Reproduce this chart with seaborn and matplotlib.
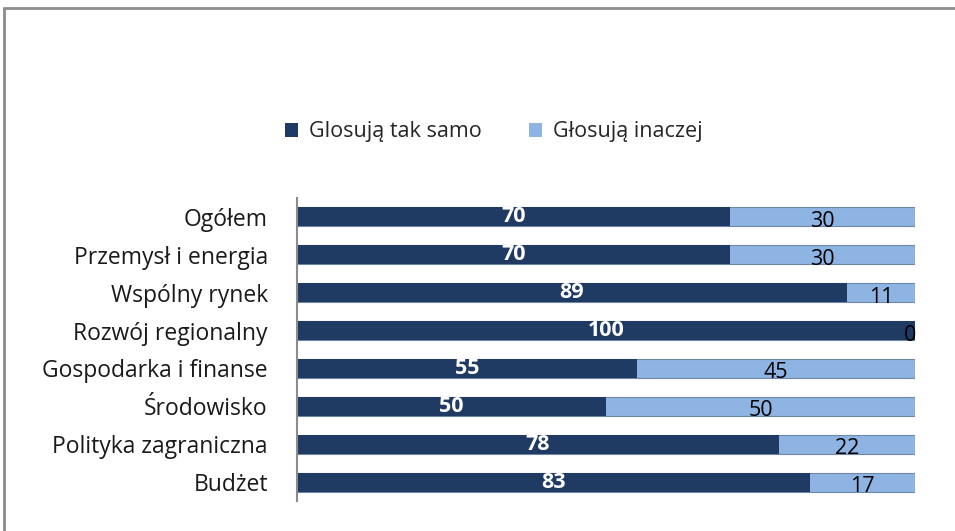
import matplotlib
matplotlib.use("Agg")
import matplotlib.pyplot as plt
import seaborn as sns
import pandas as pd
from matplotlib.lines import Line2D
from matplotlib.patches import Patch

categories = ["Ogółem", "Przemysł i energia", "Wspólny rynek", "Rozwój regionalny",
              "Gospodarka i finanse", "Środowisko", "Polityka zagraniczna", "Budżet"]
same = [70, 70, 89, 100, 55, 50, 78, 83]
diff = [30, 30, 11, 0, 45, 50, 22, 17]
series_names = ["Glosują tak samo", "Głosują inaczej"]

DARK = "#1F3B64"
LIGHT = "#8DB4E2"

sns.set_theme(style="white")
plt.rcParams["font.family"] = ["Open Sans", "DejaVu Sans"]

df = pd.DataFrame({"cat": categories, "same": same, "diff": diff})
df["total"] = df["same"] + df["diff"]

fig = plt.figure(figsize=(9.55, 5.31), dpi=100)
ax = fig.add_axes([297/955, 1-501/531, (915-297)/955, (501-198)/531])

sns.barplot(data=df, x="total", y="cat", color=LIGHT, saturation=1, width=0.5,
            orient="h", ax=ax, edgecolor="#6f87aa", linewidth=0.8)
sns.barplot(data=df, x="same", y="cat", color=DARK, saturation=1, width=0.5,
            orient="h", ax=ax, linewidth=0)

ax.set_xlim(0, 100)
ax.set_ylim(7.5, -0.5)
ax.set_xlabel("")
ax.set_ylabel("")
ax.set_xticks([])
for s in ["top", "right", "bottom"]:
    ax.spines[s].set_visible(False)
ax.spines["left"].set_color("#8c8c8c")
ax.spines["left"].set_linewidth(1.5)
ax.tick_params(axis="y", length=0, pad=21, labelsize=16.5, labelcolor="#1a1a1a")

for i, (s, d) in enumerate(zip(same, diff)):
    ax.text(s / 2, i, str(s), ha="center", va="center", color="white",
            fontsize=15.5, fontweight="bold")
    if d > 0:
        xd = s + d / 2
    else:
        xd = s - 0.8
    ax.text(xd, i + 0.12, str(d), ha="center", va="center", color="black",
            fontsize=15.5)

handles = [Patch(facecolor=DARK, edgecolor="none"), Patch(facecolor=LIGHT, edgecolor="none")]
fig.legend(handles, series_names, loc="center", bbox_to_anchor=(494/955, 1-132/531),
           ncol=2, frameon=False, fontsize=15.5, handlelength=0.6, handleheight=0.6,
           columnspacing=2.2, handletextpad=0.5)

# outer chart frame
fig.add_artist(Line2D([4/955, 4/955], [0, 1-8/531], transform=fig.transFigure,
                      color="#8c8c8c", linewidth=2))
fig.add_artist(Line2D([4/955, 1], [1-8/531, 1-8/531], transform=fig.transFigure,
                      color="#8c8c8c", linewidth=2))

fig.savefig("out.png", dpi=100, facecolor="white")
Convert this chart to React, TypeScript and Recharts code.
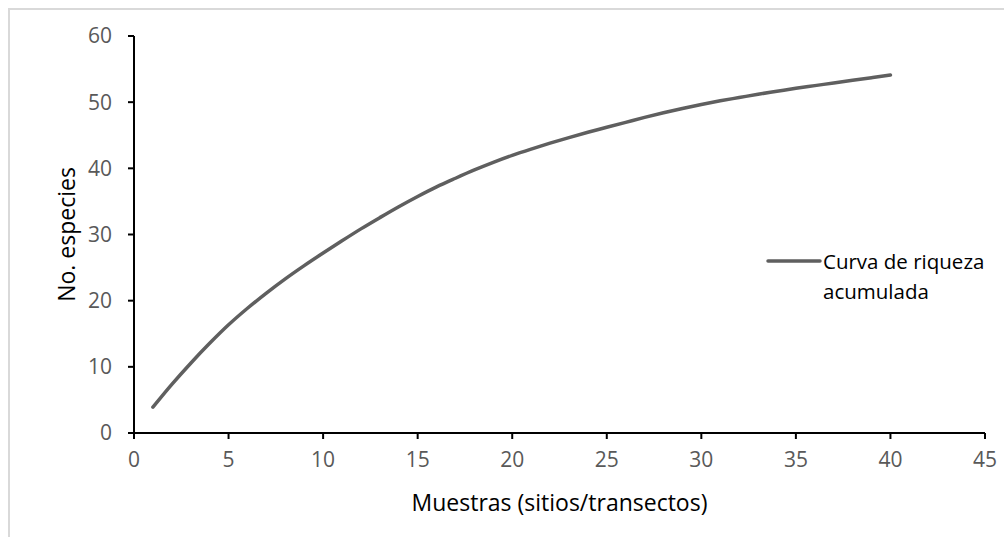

[Aim]: Make an exact copy of the records above, with the pictures left out.

[Exercise solution]:
Reproduce this chart with seaborn and matplotlib.
import matplotlib
matplotlib.use("Agg")
import matplotlib.pyplot as plt
import seaborn as sns
import pandas as pd
from matplotlib.lines import Line2D
from matplotlib.patches import Patch

categories = ["Ogółem", "Przemysł i energia", "Wspólny rynek", "Rozwój regionalny",
              "Gospodarka i finanse", "Środowisko", "Polityka zagraniczna", "Budżet"]
same = [70, 70, 89, 100, 55, 50, 78, 83]
diff = [30, 30, 11, 0, 45, 50, 22, 17]
series_names = ["Glosują tak samo", "Głosują inaczej"]

DARK = "#1F3B64"
LIGHT = "#8DB4E2"

sns.set_theme(style="white")
plt.rcParams["font.family"] = ["Open Sans", "DejaVu Sans"]

df = pd.DataFrame({"cat": categories, "same": same, "diff": diff})
df["total"] = df["same"] + df["diff"]

fig = plt.figure(figsize=(9.55, 5.31), dpi=100)
ax = fig.add_axes([297/955, 1-501/531, (915-297)/955, (501-198)/531])

sns.barplot(data=df, x="total", y="cat", color=LIGHT, saturation=1, width=0.5,
            orient="h", ax=ax, edgecolor="#6f87aa", linewidth=0.8)
sns.barplot(data=df, x="same", y="cat", color=DARK, saturation=1, width=0.5,
            orient="h", ax=ax, linewidth=0)

ax.set_xlim(0, 100)
ax.set_ylim(7.5, -0.5)
ax.set_xlabel("")
ax.set_ylabel("")
ax.set_xticks([])
for s in ["top", "right", "bottom"]:
    ax.spines[s].set_visible(False)
ax.spines["left"].set_color("#8c8c8c")
ax.spines["left"].set_linewidth(1.5)
ax.tick_params(axis="y", length=0, pad=21, labelsize=16.5, labelcolor="#1a1a1a")

for i, (s, d) in enumerate(zip(same, diff)):
    ax.text(s / 2, i, str(s), ha="center", va="center", color="white",
            fontsize=15.5, fontweight="bold")
    if d > 0:
        xd = s + d / 2
    else:
        xd = s - 0.8
    ax.text(xd, i + 0.12, str(d), ha="center", va="center", color="black",
            fontsize=15.5)

handles = [Patch(facecolor=DARK, edgecolor="none"), Patch(facecolor=LIGHT, edgecolor="none")]
fig.legend(handles, series_names, loc="center", bbox_to_anchor=(494/955, 1-132/531),
           ncol=2, frameon=False, fontsize=15.5, handlelength=0.6, handleheight=0.6,
           columnspacing=2.2, handletextpad=0.5)

# outer chart frame
fig.add_artist(Line2D([4/955, 4/955], [0, 1-8/531], transform=fig.transFigure,
                      color="#8c8c8c", linewidth=2))
fig.add_artist(Line2D([4/955, 1], [1-8/531, 1-8/531], transform=fig.transFigure,
                      color="#8c8c8c", linewidth=2))

fig.savefig("out.png", dpi=100, facecolor="white")
Convert this chart to React, TypeScript and Recharts code.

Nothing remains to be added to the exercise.